Me and my boyfriend have been together on and off for 3 years (but we've never been with anyone else, we've never "properly" broken up or not spoken to each other for long periods of time). This last year has been particularly bad, arguing every day etc.

We lived in halls this year separately. I was expecting our relationship to get better again over the summer so I could feel comfortable with moving in with him.

Long story short it didn't improve, whatsoever. Even on the day of house viewings we argued horrendously. The problem now is that I started to feel like I fancied someone else, probably because my own relationship was becoming stale and almost platonic.
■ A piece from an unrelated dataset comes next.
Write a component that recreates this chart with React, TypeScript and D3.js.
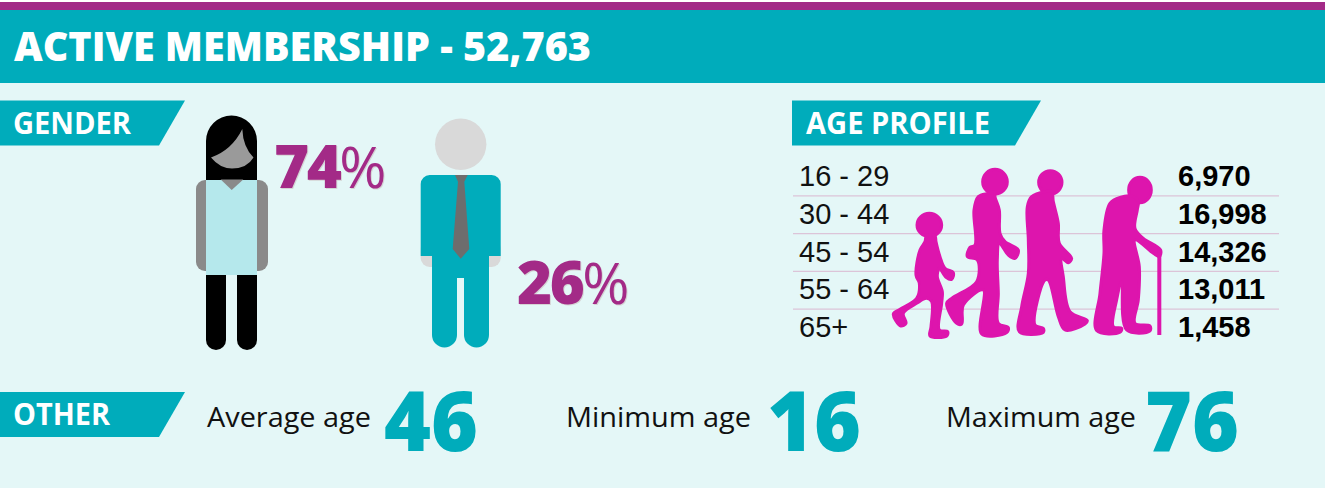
import React from "react";
import * as d3 from "d3";

// values
const totalMembers = 52763;
const genderShares = [74, 26];
const ageBands = ["16 - 29", "30 - 44", "45 - 54", "55 - 64", "65+"];
const ageCounts = [6970, 16998, 14326, 13011, 1458];
const otherLabels = ["Average age", "Minimum age", "Maximum age"];
const otherValues = [46, 16, 76];

const TEAL = "#00acbb";
const PURPLE = "#a32a87";
const MAGENTA = "#dd15ad";
const SANS = "'Open Sans', sans-serif";
const ARIAL = "'Liberation Sans', Arial, sans-serif";

const rowScale = d3.scaleBand<string>().domain(ageBands).range([158, 347]);
const fmt = d3.format(",");

// silhouettes, outlined in a 3x working space and scaled down when drawn
const outline = d3
  .line()
  .curve(d3.curveCatmullRomClosed.alpha(0.5));

const walkers: { head: number[]; body: [number, number][] }[] = [
  {
    head: [148, 195, 37, 35],
    body: [
      [140, 225], [165, 228], [168, 245], [180, 290], [195, 325], [220, 338], [215, 358], [198, 352],
      [178, 325], [172, 350], [187, 395], [185, 430], [178, 510], [203, 515], [200, 528], [150, 528],
      [153, 500], [155, 425], [140, 415], [110, 430], [70, 460], [78, 490], [62, 498], [40, 462],
      [60, 448], [110, 415], [118, 370], [108, 345], [120, 270], [135, 245]
    ]
  },
  {
    head: [345, 65, 37, 37],
    body: [
      [325, 100], [345, 95], [345, 110], [358, 150], [360, 220], [375, 245], [415, 270], [405, 295],
      [385, 285], [358, 250], [352, 300], [355, 400], [355, 490], [385, 503], [380, 518], [305, 522],
      [310, 390], [250, 435], [245, 492], [230, 490], [200, 430], [215, 415], [290, 365], [292, 300],
      [262, 290], [270, 262], [285, 255], [282, 150], [295, 110]
    ]
  },
  {
    head: [511, 67, 35, 35],
    body: [
      [495, 95], [515, 95], [520, 125], [535, 190], [538, 250], [575, 295], [565, 308], [545, 295],
      [550, 350], [570, 455], [622, 482], [615, 492], [555, 510], [535, 470], [505, 360], [495, 360],
      [465, 495], [490, 505], [490, 517], [418, 515], [425, 440], [445, 340], [445, 240], [442, 140],
      [455, 110]
    ]
  },
  {
    head: [780, 90, 34, 38],
    body: [
      [760, 110], [775, 125], [772, 150], [765, 205], [790, 235], [842, 270], [838, 290], [820, 280],
      [765, 240], [778, 320], [775, 420], [765, 490], [810, 498], [810, 513], [740, 510], [725, 365],
      [710, 420], [700, 500], [725, 505], [720, 517], [650, 512], [660, 400], [672, 280], [672, 210],
      [690, 130], [720, 112]
    ]
  }
];

function Ribbon({ x, y, w, label, labelX, labelW }: any) {
  const h = 45;
  return (
    <g>
      <path d={`M${x},${y}H${x + w}L${x + w - 26},${y + h}H${x}Z`} fill={TEAL} />
      <text
        x={labelX}
        y={y + 33}
        fontFamily={SANS}
        fontWeight={700}
        fontSize={30}
        fill="#fff"
        textLength={labelW}
        lengthAdjust="spacingAndGlyphs"
      >
        {label}
      </text>
    </g>
  );
}

function Percent({ x, y, value }: any) {
  return (
    <text
      x={x}
      y={y}
      fontFamily={SANS}
      fontSize={60}
      fill={PURPLE}
      letterSpacing={-2.5}
      style={{ filter: "drop-shadow(1.5px 1.5px 0 #d4d4d4)" }}
    >
      <tspan fontWeight={800}>{value}</tspan>
      <tspan fontWeight={400} fontSize={57}>%</tspan>
    </text>
  );
}

function Woman() {
  return (
    <g>
      <rect x={196} y={180} width={72} height={91} rx={9} fill="#8a8a8a" />
      <path d="M206,180V141a25.5,25.5 0 0 1 51,0V180Z" fill="#000" />
      <path d="M242.3,129Q232,150 211,157.5Q220,168.5 232,168.5Q247,168.5 253.5,157.5Q243,147 242.3,129Z" fill="#9a9a9a" />
      <rect x={206} y={180} width={51} height={95} fill="#b5e8ec" />
      <path d="M220.7,179.5L231.7,190L243.3,179.5Z" fill="#8a8a8a" />
      <path d="M206,275H226V340a10,10 0 0 1 -20,0Z" fill="#000" />
      <path d="M237,275H257V340a10,10 0 0 1 -20,0Z" fill="#000" />
    </g>
  );
}

function Man() {
  return (
    <g>
      <circle cx={460.7} cy={144.3} r={25.7} fill="#d9d9d9" />
      <rect x={420.7} y={240} width={80} height={27} rx={9} fill="#d9d9d9" />
      <path d="M420.7,256V184a9,9 0 0 1 9,-9H491.7a9,9 0 0 1 9,9V256H489V278H432V256Z" fill={TEAL} />
      <path d="M432,278H457V335a12.5,12.5 0 0 1 -25,0Z" fill={TEAL} />
      <path d="M464,278H489V335a12.5,12.5 0 0 1 -25,0Z" fill={TEAL} />
      <path d="M455,175H467.7L464.3,181.7L469.3,249L460.7,258.7L452.7,249L458,181.7Z" fill="#6d6d6d" />
    </g>
  );
}

export default function App() {
  return (
    <svg
      width={1325}
      height={488}
      viewBox="0 0 1325 488"
      style={{ position: "absolute", left: 0, top: 0, display: "block" }}
    >
      <rect x={0} y={0} width={1325} height={488} fill="#fff" />
      <rect x={0} y={83} width={1325} height={405} fill="#e4f7f7" />
      <rect x={0} y={10} width={1325} height={73} fill={TEAL} />
      <rect x={0} y={2} width={1325} height={8} fill={PURPLE} />
      <text
        x={14}
        y={60.5}
        fontFamily={SANS}
        fontWeight={800}
        fontSize={41}
        fill="#fff"
        textLength={577}
        lengthAdjust="spacingAndGlyphs"
      >
        {`ACTIVE MEMBERSHIP - ${fmt(totalMembers)}`}
      </text>

      <Ribbon x={0} y={100.5} w={185} label="GENDER" labelX={13} labelW={118} />
      <Woman />
      <Man />
      <Percent x={274} y={188} value={genderShares[0]} />
      <Percent x={517} y={304} value={genderShares[1]} />

      <Ribbon x={792} y={100.5} w={249} label="AGE PROFILE" labelX={806} labelW={184} />
      {ageBands.slice(0, -1).map(band => (
        <line
          key={band}
          x1={793}
          x2={1279}
          y1={(rowScale(band) as number) + rowScale.bandwidth()}
          y2={(rowScale(band) as number) + rowScale.bandwidth()}
          stroke="#dcc4d8"
          strokeWidth={1.2}
        />
      ))}
      {ageBands.map((band, i) => {
        const y = (rowScale(band) as number) + rowScale.bandwidth() / 2 + 9;
        return (
          <g key={band} fontFamily={ARIAL} fontSize={29}>
            <text x={799} y={y} fill="#111">{band}</text>
            <text x={1178} y={y} fill="#000" fontWeight={700}>{fmt(ageCounts[i])}</text>
          </g>
        );
      })}
      <g transform="translate(880,160) scale(0.3333)" fill={MAGENTA}>
        <g stroke={MAGENTA} strokeWidth={9} strokeLinejoin="round">
          {walkers.map((w, i) => (
            <g key={i}>
              <ellipse cx={w.head[0]} cy={w.head[1]} rx={w.head[2]} ry={w.head[3]} />
              <path d={outline(w.body) as string} />
            </g>
          ))}
        </g>
        <rect x={832} y={272} width={12} height={253} />
      </g>

      <Ribbon x={0} y={392} w={185} label="OTHER" labelX={13} labelW={97} />
      {otherLabels.map((label, i) => {
        const labelX = [207, 566, 946][i];
        const labelW = [164, 185, 190][i];
        const valueX = [384, 767, 1145][i];
        return (
          <g key={label}>
            <text
              x={labelX}
              y={427}
              fontFamily={SANS}
              fontSize={28}
              fill="#111"
              textLength={labelW}
              lengthAdjust="spacingAndGlyphs"
            >
              {label}
            </text>
            <text
              x={valueX}
              y={451}
              fontFamily={SANS}
              fontWeight={800}
              fontSize={84}
              fill={TEAL}
              textLength={94}
              lengthAdjust="spacingAndGlyphs"
            >
              {otherValues[i]}
            </text>
          </g>
        );
      })}
    </svg>
  );
}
Amongst all the arguing, I told my boyfriend that I couldn't live with him or be with him, and that I fancied someone else. This was/is crazy, because I hardly know the other guy. Seriously- we don't talk all that much, and although he recently asked for my number, I don't know if he actually likes me or if its even going to progress anywhere. I don't know the guy, whereas I know the ins and outs and all the flaws of my boyfriend. There is a lot of security- I know he doesn't want to leave me, wouldn't cheat or flirt with other girls. I love him dearly, and am still attracted to him, I just want to regain the spark. So he's persuaded me that moving in together will make things better and improve our relationship. I've decided to agree and risk it all, risk being homeless again in a few months; because last year I rejected all my friends' suggestions to cohabit under the impression I'd live with my boyfriend. Halls never got back to me and I don't want to be living in a house share. So I'm taking a massive risk. I told him that he was miles better than any other guy - I couldn't live seeing another girl with my boy - but I easily could with the new guy i have no attachment to.

But it doesn't stop me still having a teeny crush on this other guy. What can I do? I feel like I still want to get to know him, would that be wrong? even just as a friend? Before I resolved things with my bf this other guy offered me to stay in the spare bedroom at his if I ever needed to (because I don't have a permanent home). I feel like I wouldn't even know how to explain to him that I've moved in with my boyfriend who I've only just gotten back together with...

tl;dr: decided to risk everything by agreeing to move in with turbulent on-off boyfriend. Slightly fancy someone else.